Page MenuHomePhabricator

[InstCombine] Known-bits optimization for ARM MVE VADC.
Needs ReviewPublic

Authored by simon_tatham on Wed, Sep 4, 5:49 AM.

Details

Summary

The MVE VADC instruction reads and writes the carry bit at bit 29 of
the FPSCR register. The corresponding ACLE intrinsic is specified to
work with an integer in which the carry bit is stored at bit 0. So if
a user writes a code sequence in C that passes the carry from one VADC
to the next, like this,

s0 = vadcq_u32(a0, b0, &carry);
s1 = vadcq_u32(a1, b1, &carry);

then clang will generate IR for each of those operations that shifts
the carry bit up into bit 29 before the VADC, and after it, shifts it
back down and masks off all but the low bit. But in this situation
what you really wanted was two consecutive VADC instructions, so that
the second one directly reads the value left in FPSCR by the first,
without wasting several instructions on pointlessly clearing the other
flag bits in between.

This commit explains to InstCombine that the other bits of the flags
operand don't matter, and adds a test that demonstrates that all the
code between the two VADC instructions can be optimized away as a
result.

Event Timeline

simon_tatham created this revision.Wed, Sep 4, 5:49 AM

Sounds good.

We may also be able to do something similar in ISel, during the optimisation there, but this looks like a more general fix (and I'm not sure that would add a lot over what is already here).

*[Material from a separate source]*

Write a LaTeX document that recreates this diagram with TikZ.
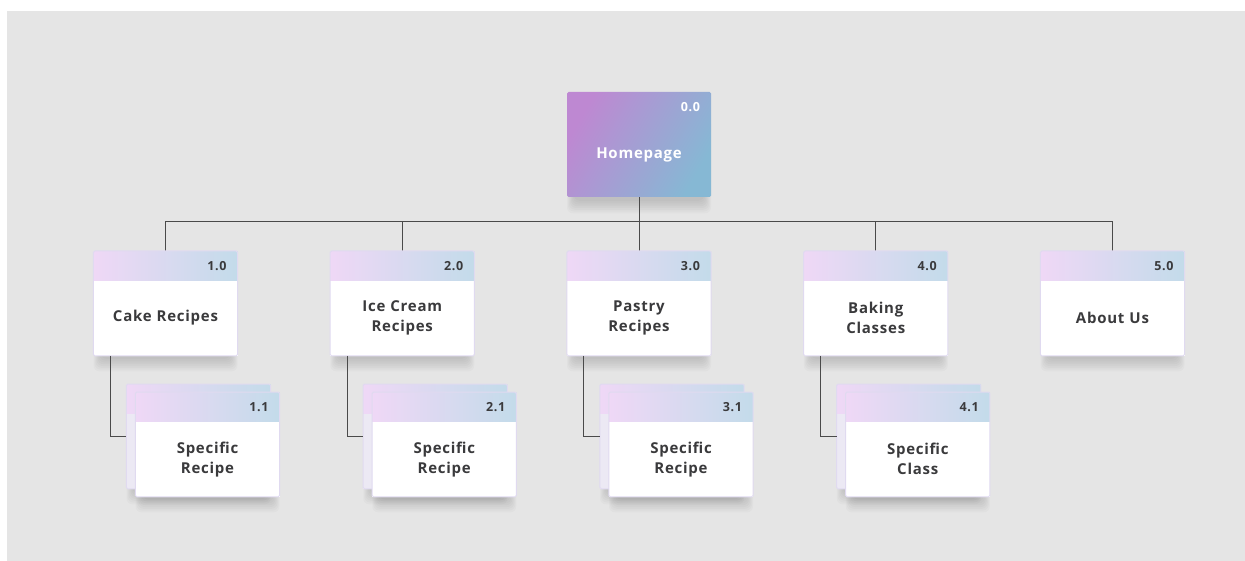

llvm/lib/Transforms/InstCombine/InstCombineCalls.cpp
3301

This looks like something else entirely!

It's setting the range metadata on vminv's?

3336

Is this ever not 32? If so the 32 below should be the same value

3340

I think the last parameter is depth, and the default is 0? If so it might as well be left off.

llvm/test/CodeGen/Thumb2/mve-intrinsics/vadc-multiple.ll
21

Can you include a test for arm_mve_vadc_predicated?

simon_tatham marked an inline comment as done.Thu, Sep 5, 9:03 AM
simon_tatham added inline comments.
llvm/lib/Transforms/InstCombine/InstCombineCalls.cpp
3301

D'oh! Well spotted. That's what I get for writing my commit messages at the last minute.

simon_tatham marked 3 inline comments as done.Wed, Sep 11, 4:57 AM
simon_tatham added inline comments.
llvm/lib/Transforms/InstCombine/InstCombineCalls.cpp
3336

It should always be 32, because that intrinsic argument represents a value you can VMSR into FPSCR. I'll get rid of CarryWidth completely and make it an assertion.

Moved the vmin range metadata into a separate patch.